[Start]

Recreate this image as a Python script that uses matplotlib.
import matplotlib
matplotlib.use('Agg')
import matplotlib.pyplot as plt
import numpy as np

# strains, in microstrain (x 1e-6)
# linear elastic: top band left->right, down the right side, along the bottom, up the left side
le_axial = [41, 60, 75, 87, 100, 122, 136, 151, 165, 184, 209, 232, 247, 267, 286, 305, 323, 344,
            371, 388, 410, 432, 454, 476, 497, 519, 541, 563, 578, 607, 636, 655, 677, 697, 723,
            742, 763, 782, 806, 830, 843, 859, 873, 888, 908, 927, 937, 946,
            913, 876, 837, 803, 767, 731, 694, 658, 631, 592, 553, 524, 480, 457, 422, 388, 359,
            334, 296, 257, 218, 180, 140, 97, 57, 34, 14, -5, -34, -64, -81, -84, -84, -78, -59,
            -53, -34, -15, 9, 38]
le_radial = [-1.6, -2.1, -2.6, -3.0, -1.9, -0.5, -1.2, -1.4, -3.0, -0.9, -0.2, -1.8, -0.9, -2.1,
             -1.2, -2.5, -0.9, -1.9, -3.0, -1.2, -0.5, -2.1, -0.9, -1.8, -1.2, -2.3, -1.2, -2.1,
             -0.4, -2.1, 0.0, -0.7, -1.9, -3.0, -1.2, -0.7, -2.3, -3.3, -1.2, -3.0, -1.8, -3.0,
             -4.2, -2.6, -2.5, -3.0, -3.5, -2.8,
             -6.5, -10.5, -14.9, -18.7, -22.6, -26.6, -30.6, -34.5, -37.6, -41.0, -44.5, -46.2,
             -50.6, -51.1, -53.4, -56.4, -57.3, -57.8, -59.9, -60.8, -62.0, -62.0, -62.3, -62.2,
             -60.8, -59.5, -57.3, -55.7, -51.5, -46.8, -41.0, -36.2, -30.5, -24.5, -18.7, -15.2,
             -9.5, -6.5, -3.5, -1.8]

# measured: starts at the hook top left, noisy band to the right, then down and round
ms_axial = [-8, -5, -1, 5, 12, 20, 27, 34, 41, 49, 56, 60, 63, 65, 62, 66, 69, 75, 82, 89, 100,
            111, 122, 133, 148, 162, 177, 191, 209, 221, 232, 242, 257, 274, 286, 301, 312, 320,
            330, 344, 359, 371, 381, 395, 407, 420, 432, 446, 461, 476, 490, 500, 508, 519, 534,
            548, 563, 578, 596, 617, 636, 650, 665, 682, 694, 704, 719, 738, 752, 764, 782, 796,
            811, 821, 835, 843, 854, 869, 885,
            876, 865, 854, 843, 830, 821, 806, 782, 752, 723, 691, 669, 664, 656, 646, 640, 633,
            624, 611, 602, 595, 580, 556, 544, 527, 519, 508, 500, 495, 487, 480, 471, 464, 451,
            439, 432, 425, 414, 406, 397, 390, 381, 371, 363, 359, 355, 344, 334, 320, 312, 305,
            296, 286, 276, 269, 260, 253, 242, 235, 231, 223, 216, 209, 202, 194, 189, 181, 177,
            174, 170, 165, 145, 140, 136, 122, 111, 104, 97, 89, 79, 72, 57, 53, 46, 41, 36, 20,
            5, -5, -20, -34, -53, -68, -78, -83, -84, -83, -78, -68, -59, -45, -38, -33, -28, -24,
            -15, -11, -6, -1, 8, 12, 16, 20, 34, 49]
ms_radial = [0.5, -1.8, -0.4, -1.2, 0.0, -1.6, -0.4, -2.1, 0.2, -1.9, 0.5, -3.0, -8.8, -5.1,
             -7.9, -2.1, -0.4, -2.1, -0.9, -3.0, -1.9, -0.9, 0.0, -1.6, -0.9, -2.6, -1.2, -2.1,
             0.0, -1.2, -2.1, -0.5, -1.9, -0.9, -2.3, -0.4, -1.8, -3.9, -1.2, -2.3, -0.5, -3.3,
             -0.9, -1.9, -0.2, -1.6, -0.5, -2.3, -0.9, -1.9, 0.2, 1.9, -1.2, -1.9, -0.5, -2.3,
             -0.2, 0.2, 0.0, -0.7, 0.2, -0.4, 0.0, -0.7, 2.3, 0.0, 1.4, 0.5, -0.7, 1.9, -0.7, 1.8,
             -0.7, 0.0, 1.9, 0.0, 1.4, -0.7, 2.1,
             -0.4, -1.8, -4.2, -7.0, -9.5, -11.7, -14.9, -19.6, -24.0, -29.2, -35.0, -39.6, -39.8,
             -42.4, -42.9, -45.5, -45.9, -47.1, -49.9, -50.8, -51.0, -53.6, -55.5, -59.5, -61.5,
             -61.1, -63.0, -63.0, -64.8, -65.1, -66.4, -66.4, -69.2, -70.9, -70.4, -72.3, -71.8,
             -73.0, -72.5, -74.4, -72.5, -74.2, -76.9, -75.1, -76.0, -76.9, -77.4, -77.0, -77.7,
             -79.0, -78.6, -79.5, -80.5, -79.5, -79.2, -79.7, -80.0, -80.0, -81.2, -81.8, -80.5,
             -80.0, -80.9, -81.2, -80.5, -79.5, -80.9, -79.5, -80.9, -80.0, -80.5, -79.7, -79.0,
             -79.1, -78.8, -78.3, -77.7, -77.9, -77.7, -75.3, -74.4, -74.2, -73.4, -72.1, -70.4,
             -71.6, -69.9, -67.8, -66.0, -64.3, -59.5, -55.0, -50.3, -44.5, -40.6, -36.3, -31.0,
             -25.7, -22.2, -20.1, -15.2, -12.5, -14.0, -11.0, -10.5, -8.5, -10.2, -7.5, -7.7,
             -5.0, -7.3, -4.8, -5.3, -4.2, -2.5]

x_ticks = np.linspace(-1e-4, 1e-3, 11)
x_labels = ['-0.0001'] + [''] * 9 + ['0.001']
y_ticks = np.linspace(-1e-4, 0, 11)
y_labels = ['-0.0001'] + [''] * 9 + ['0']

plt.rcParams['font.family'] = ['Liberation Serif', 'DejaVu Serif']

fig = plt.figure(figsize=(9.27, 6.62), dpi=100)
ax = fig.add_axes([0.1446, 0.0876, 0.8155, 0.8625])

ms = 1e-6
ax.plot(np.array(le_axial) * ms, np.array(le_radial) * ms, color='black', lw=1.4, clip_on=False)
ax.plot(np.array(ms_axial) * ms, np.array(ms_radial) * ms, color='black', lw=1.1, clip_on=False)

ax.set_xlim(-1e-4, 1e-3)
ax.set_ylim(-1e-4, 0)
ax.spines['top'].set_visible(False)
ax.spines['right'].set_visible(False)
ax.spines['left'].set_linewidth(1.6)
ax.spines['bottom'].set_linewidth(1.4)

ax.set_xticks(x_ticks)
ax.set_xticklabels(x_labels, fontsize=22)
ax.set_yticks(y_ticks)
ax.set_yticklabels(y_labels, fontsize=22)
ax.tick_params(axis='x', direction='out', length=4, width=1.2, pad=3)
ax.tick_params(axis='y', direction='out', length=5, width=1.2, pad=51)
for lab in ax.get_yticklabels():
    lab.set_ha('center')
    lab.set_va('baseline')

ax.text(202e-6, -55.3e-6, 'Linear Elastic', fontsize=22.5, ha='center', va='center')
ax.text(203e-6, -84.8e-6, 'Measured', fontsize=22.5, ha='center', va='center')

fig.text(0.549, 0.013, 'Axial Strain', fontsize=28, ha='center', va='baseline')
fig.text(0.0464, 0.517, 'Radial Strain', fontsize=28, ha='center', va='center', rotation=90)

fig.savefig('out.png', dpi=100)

[End]
[Start]

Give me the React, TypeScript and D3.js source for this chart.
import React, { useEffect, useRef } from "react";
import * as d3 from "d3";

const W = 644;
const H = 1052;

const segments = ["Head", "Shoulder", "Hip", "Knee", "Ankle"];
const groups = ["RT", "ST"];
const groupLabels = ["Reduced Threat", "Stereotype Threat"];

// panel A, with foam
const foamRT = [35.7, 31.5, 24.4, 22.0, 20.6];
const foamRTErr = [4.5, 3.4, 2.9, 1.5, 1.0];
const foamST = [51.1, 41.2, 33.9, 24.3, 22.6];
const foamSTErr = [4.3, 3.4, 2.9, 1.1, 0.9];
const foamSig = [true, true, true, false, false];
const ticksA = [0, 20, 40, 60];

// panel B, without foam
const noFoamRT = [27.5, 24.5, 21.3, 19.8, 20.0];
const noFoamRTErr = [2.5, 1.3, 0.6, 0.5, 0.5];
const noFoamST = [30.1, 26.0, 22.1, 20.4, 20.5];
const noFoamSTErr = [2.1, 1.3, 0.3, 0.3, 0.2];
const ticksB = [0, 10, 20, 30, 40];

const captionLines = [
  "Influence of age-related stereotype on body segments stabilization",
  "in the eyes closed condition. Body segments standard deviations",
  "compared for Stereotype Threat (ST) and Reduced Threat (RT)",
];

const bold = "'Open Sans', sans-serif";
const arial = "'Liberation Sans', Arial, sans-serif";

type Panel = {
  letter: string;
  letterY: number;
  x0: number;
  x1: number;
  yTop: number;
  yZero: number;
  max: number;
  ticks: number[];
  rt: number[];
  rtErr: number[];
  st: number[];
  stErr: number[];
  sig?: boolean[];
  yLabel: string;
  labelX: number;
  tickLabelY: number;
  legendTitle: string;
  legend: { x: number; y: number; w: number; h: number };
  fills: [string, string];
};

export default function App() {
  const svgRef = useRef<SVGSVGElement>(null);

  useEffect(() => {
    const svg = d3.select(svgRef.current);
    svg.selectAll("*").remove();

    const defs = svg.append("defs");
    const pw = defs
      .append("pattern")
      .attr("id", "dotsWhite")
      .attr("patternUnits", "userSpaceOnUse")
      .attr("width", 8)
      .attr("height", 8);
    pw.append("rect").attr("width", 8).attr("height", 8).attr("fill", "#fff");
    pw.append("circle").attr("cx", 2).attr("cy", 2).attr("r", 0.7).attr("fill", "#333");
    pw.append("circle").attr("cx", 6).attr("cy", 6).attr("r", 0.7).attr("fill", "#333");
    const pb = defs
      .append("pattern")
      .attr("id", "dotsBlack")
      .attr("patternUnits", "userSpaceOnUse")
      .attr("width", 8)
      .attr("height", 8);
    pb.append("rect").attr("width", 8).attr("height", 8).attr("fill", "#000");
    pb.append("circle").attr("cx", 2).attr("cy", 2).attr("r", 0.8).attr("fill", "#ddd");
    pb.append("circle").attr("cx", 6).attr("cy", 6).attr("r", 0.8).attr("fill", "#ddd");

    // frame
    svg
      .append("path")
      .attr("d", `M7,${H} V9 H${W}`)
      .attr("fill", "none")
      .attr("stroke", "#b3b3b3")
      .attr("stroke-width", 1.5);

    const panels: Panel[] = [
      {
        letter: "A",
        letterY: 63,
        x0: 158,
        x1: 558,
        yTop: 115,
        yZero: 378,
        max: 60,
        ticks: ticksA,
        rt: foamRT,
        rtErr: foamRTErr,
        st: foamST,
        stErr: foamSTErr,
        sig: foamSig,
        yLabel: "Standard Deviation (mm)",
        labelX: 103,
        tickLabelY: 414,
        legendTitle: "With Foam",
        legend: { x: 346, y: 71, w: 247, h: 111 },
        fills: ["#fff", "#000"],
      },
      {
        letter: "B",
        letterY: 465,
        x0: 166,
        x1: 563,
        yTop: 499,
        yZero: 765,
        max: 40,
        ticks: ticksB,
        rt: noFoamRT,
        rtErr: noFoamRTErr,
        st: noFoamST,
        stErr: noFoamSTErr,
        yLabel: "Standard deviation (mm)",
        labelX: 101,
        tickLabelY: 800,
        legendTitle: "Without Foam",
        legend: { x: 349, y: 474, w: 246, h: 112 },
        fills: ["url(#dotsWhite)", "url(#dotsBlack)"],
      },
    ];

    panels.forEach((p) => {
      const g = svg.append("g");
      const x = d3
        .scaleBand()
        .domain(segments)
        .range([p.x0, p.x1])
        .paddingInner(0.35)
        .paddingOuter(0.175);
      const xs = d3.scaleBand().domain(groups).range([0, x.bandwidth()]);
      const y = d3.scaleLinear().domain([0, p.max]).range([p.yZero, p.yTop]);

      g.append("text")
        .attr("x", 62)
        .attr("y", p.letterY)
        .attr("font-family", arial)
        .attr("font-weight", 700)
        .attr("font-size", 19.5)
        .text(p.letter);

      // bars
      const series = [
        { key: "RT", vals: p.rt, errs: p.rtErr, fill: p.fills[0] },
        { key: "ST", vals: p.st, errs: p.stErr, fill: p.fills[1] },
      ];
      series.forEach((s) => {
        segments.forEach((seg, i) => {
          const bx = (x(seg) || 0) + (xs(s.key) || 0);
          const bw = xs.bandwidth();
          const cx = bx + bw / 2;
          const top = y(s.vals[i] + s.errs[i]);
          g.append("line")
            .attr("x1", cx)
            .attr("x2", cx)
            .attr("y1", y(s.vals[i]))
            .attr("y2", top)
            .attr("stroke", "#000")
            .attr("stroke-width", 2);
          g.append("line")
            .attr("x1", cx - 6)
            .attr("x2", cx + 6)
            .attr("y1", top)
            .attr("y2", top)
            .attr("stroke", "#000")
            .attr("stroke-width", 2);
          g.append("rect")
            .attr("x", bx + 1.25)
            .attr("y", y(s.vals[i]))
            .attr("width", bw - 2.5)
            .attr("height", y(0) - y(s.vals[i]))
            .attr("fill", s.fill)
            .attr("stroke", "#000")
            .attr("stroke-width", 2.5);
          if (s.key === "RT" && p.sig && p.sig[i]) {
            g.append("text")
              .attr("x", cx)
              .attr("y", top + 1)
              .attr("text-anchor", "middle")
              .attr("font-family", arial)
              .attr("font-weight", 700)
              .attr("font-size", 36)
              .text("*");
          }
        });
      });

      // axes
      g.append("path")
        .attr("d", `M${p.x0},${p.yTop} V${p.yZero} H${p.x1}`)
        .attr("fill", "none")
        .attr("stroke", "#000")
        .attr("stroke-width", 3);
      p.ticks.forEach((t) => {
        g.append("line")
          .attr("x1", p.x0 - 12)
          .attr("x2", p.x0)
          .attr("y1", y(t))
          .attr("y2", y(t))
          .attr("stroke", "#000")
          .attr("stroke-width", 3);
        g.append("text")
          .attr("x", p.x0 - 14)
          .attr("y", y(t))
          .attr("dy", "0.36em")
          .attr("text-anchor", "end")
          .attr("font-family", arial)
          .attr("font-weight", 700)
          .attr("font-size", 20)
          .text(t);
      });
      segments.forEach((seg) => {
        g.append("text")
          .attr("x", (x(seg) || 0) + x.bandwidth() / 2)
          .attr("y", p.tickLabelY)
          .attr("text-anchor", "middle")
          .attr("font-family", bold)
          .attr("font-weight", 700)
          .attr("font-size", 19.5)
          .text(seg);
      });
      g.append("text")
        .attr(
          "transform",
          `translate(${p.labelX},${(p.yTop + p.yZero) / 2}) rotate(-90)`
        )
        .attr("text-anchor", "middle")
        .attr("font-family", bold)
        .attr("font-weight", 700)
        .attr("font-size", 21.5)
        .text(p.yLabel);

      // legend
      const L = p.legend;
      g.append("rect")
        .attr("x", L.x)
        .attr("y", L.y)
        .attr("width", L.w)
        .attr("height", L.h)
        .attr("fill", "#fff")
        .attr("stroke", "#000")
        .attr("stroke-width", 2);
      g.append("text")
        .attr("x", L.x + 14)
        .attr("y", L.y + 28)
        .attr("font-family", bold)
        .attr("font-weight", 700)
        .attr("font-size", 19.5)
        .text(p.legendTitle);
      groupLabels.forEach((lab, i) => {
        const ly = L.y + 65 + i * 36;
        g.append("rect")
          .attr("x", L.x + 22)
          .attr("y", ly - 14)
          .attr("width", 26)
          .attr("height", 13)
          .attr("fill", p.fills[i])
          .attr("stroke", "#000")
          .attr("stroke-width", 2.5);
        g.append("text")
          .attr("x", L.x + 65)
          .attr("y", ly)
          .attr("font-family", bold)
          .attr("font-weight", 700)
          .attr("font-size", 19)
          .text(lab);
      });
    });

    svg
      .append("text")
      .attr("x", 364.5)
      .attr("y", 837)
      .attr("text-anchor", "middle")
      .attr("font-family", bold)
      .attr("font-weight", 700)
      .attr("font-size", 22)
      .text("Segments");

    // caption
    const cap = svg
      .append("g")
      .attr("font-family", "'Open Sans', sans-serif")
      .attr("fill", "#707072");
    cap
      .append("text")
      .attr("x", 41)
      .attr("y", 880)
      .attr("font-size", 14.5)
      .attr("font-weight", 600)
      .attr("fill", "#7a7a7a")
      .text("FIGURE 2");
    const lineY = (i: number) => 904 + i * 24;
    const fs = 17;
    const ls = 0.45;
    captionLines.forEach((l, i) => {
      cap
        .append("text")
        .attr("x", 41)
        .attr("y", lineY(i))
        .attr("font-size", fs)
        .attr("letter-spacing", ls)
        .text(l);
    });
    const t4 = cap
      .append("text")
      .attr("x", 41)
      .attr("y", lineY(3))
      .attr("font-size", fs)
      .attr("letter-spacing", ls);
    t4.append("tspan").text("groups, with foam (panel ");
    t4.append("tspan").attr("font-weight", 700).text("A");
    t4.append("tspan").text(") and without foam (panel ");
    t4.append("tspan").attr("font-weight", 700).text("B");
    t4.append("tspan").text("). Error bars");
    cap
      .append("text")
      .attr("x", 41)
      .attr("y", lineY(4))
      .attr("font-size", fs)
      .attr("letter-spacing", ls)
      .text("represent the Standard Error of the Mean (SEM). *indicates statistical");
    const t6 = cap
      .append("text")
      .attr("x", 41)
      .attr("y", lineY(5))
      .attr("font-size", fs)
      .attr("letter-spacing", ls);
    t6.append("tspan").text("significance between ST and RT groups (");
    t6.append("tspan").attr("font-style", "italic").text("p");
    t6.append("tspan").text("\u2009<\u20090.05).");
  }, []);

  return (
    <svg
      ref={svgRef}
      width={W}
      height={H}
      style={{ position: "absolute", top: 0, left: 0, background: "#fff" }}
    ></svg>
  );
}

[End]

> **Stated problem**: Look above for the line containing "Recreate this image". Output from there through the line containing "import numpy as np", exactly and inclusively.

> **Result**:
Recreate this image as a Python script that uses matplotlib.
import matplotlib
matplotlib.use('Agg')
import matplotlib.pyplot as plt
import numpy as np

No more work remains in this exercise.